De Nederlandsche Bank signs with Schwarz Digits (Lidl’s IT arm) via STACKIT, explicitly cutting dependence on US hyperscalers over Cloud Act and geopolitical risk.
Key Takeaways
DNB cites the US Cloud Act directly: American providers are legally required to hand data to US authorities, a non-starter for a central bank.
STACKIT started as internal infrastructure for Lidl and Kaufland; it now counts SAP, Bayern Munich, Deutsche Bahn, and DNB as external clients.
Schwarz Digits announced an €11B investment in a new data center in Lübbenau, positioning STACKIT as a sovereign European alternative to AWS, Azure, and GCP.
DNB acknowledged last October that European cloud “is not yet as robust or high-quality” as US alternatives, yet signed anyway, signaling compliance and sovereignty trump raw capability.
The Schleswig-Holstein government’s struggling migration from Microsoft to open source is the live cautionary reference point for this class of move.
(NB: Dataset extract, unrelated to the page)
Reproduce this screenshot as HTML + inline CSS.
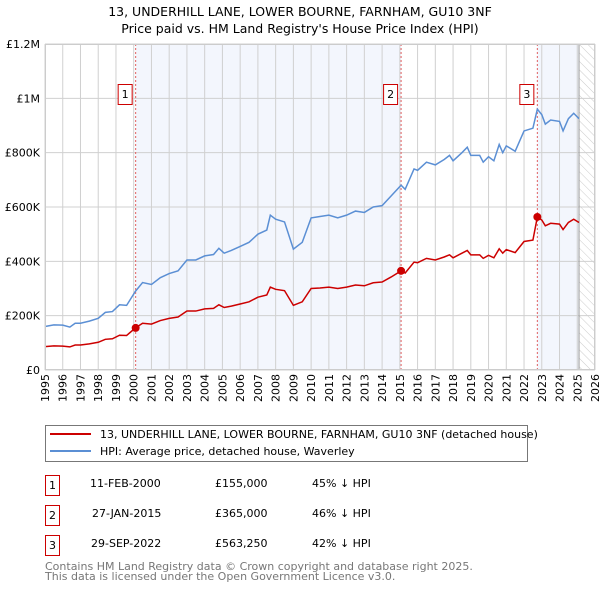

Hacker News Comment Review
Commenters are skeptical the contract signing is news: migration execution is the hard part, and similar European public-sector moves have stalled or failed; a 5-year check-in is the real test.
A recurring theme is that early lock-in to AWS-native services (S3, DynamoDB, EC2-specific tooling) is the root problem; portable VM-first architecture would have made any future exit much cheaper.
STACKIT’s pricing surprised several readers: it is not budget cloud despite the Lidl brand; commenters flag it as expensive, comparable to hyperscaler rates, not a discount play.
Notable Comments
@speedgoose: clarifies STACKIT is a costly enterprise cloud, not cheap like Lidl’s grocery stores – corrects a widespread assumption in the thread.
@junto: asks whether STACKIT is an OpenStack revival, drawing a direct line to Rackspace’s early-2010s API-first model and its collapse after the private-equity buyout.